The SWS survey also found out that reading the news through Facebook is positively related to educational attainment. Half of adult Facebook members who are college (49 percent) and high school graduates (49 percent) read the news daily using the social media site. This is higher compared to 37 percent among elementary graduates and 36 percent among non-elementary graduates.

I earlier said sad because Facebook is effectively eating the breakfast, lunch and dinner of mainstream media. They attract readers to Facebook because of the news gathered, vetted and written by journalists in the employ of mainstream media and all for free.

Yet, mainstream media has no choice but to allow Facebook to carry their news because increasingly, that is the preference of the audience. It is not just Facebook but also Twitter and Google.

In the case of Google, they throw in some peanuts through Google’s AdWords. Google puts in some advertising in news sites and if someone clicked on it, the news site gets something.

The parasitic relationship of Facebook and Twitter with mainstream media is something that must eventually be figured out. If both social media entities expect us to continually produce top news stories, they have to help devise some way of compensating us.

Because both are gaining traction as source for news, Facebook and Twitter also must do a better job of cleaning their sites of fake news. They already started to employ professional journalists to fact check and vet news sites using their platforms. But the danger of misleading their users remain large.

The shift to digital journalism has also put in more stress on newsrooms. Every second, every minute is now deadline time. Journalists must now operate like news wire services because every second lost to competition is lost opportunity to make their audience stick to their sites.

The pressure is not just on being first to post a breaking news story. There is pressure too on vetting a story’s accuracy. The news desks are now forever on adrenalin because lapses can be quite bad for the reputation of the brand.

The local pioneer in digital news operations is Rappler. They are totally accessible only online… from news stories to newscasts. Yet, they field quite a number of young journalists as if they are working for a traditional broadcast network or newspaper.

What I still don’t get is how they manage to finance such an operation. They have the same limitations as the digital websites of the networks and the leading dailies. I have managed a newsroom and it isn’t cheap. This is the part of Rappler that deserves more transparency.

We found out during recent controversies that they have foreign funding from foundations interested in propagating good journalism. They are also trying out a new service that includes a paywall.

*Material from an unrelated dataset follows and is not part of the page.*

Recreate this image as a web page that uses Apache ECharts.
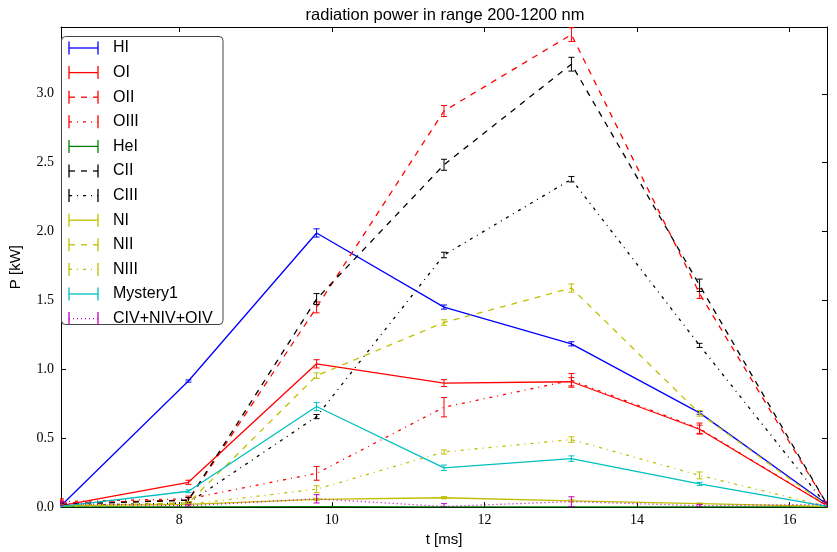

The problem with paywalls is that people have been spoiled getting their news for free. Only the Financial Times, the Wall Street Journal and The Economist started with digital subscription and have been successful. The New York Times and the Washington Post are now showing some success because of the compelling nature of their reports.

But make no mistake about it. Good journalism is not cheap. Good journalists must be paid well and supported well in the field. Facebook and Twitter must surely realize that. Unless they figure out a fair compensation mechanism for news stories they use, financial realities may force mainstream media to shut down.

Mainstream media on the other hand must more quickly learn how to monetize their stories because the current business model is not sustainable.

Interestingly, even lifestyle news has turned digital. Lisa Gokongwei Pe saw the signs and closed down the successful lifestyle glossies under Summit Media and is now fully digital. That, after all, is the present and very much the future.